Thanks to serendipity and a generous anonymous benefactor, it looks like I’m going to the annual Paris Writer’s Workshop in July! But I’ll be attending the novel workshop, not the poetry workshop…


Brian Turner, an infantry officer who served in Iraq for a year, wrote an incredible poem called Here, bullet, which I first read weeks ago on boingboing. He has published this and other poems in a book by the same title.

Here is another poem of his. The title means “friend” in Arabic. The poem is prefaced with a quotation from Sa’di, a 13th century Persian poet.

It is a condition of wisdom in the archer to be patient because when the arrow leaves the bow, it returns no more.

It should make you shake and sweat,
nightmare you, strand you in a desert
of irrevocable desolation, the consequences
seared into the vein, no matter what adrenaline
feeds the muscle its courage, no matter
what god shines down on you, no matter
what crackling pain and anger
you carry in your fists, my friend,
it should break your heart to kill.

American media won’t show the caskets or ravaged bodies of the wounded, so it’s easy for Americans to ignore what’s happening. Thanks to this poet, at least we can see what war does to a soldier’s heart.

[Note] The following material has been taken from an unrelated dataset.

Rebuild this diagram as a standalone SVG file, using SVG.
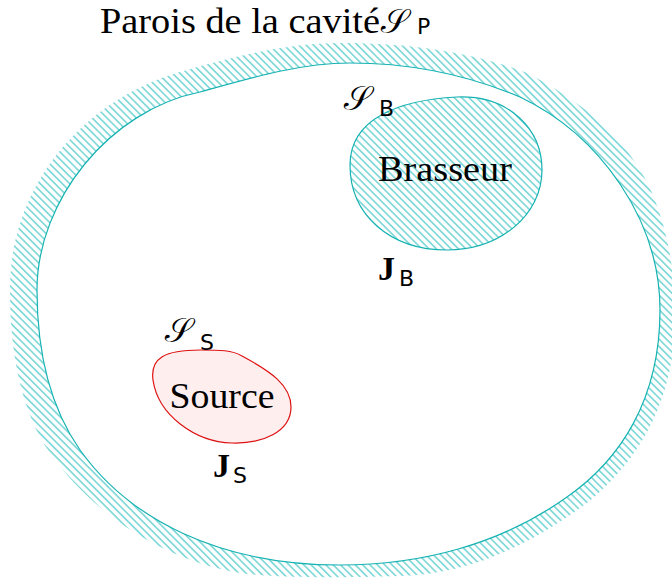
<svg xmlns="http://www.w3.org/2000/svg" width="672" height="581" viewBox="0 0 672 581">
<defs>
<pattern id="hatch" patternUnits="userSpaceOnUse" width="5.2" height="5.2" patternTransform="rotate(45)">
<line x1="-1" y1="2.6" x2="6.2" y2="2.6" stroke="#3cc2c2" stroke-width="1.1"/>
</pattern>
</defs>
<style>
.wall{stroke:#17b2b2;stroke-width:1.2;}
.serif{font-family:"Liberation Serif","DejaVu Serif",serif;fill:#000;}
.sans{font-family:"DejaVu Sans","Liberation Sans",sans-serif;fill:#000;font-size:22px;}
.scr{font-family:"DejaVu Sans","Noto Sans Math","Liberation Serif",serif;font-size:33px;fill:#000;}
.bold{font-family:"Liberation Serif","DejaVu Serif",serif;font-size:34px;font-weight:bold;fill:#000;}
</style>
<rect width="672" height="581" fill="#fff"/>
<g id="cavite">
<path d="M 10,290 C 10,180 90,95 187,70 C 240,55 290,43 340,43 C 420,43 480,55 527,73 C 580,100 620,135 640,170 C 665,210 676,270 675,320 C 674,400 640,460 587,503 C 530,545 470,574 400,576 C 330,578 280,578 240,573 C 160,560 90,510 50,453 C 20,410 10,350 10,290 Z" fill="url(#hatch)"/>
<path class="wall" d="M 37,290 C 37,200 110,110 200,92 C 250,78 300,63 350,63 C 420,63 475,78 520,97 C 600,135 660,220 660,310 C 660,400 620,460 567,497 C 500,545 420,565 340,565 C 220,565 130,520 80,450 C 45,400 37,340 37,290 Z" fill="#fff"/>
</g>
<g id="brasseur">
<path class="wall" d="M 350,165 C 350,118 400,100 457,97 C 510,95 542,130 542,170 C 542,215 500,250 447,250 C 390,250 350,215 350,165 Z" fill="url(#hatch)"/>
<text class="serif" x="445" y="181" font-size="35" text-anchor="middle" textLength="134" lengthAdjust="spacingAndGlyphs">Brasseur</text>
</g>
<g id="source">
<path d="M 153,380 C 150,358 165,350 200,350 C 220,350 232,350 242,356 C 270,371 291,385 291,407 C 291,432 262,444 232,443 C 195,442 158,415 153,380 Z" fill="#ffeeee" stroke="#dd1111" stroke-width="1.2"/>
<text class="serif" x="222" y="408" font-size="35" text-anchor="middle" textLength="105" lengthAdjust="spacingAndGlyphs">Source</text>
</g>
<g id="titre">
<text class="serif" x="100" y="33" font-size="36" textLength="280" lengthAdjust="spacingAndGlyphs">Parois de la cavité</text>
<text class="scr" x="380" y="33">𝒮</text>
<text class="sans" x="417" y="34">P</text>
</g>
<g id="label-SB">
<text class="scr" x="343" y="110">𝒮</text>
<text class="sans" x="379" y="116">B</text>
</g>
<g id="label-JB">
<text class="bold" x="378" y="280">J</text>
<text class="sans" x="399" y="286">B</text>
</g>
<g id="label-SS">
<text class="scr" x="164" y="342">𝒮</text>
<text class="sans" x="200" y="350">S</text>
</g>
<g id="label-JS">
<text class="bold" x="213" y="477">J</text>
<text class="sans" x="233" y="483">S</text>
</g>
<g id="connectors"/>
</svg>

I found this poem in a Salon article entitled Where’s the Outrage? It’s a question you should all be asking yourselves. The article says one of the reasons why there is no serious anti-war movement in the US is that there is no longer a draft. The author suggests that only a draft would get people to take to the streets. As it is, since generally only poor and clueless kids are enlisting in the military, the comfortable classes have no motivation to protest. The draft was the last remaining check against delusional governments engaging in meaningless wars.

This argument makes so much sense to me that I almost want the draft reinstated. Bush doesn’t have the 20,000 troops he needs for his surge. However, even if the draft were reinstated, Bush’s constituents, “the haves and the have-mores,” still wouldn’t suffer, unfortunately. They’d just make a call or two to an influential pal, write a check… You know the drill.

That would leave the middle class to bear the responsibility of protesting the war. The ones with draft-age kids are old enough to remember Vietnam and many of them probably protested against that war.

This war should break their hearts.

But from what I’ve seen, nowadays they’re too busy getting their cars and legs waxed to be bothered.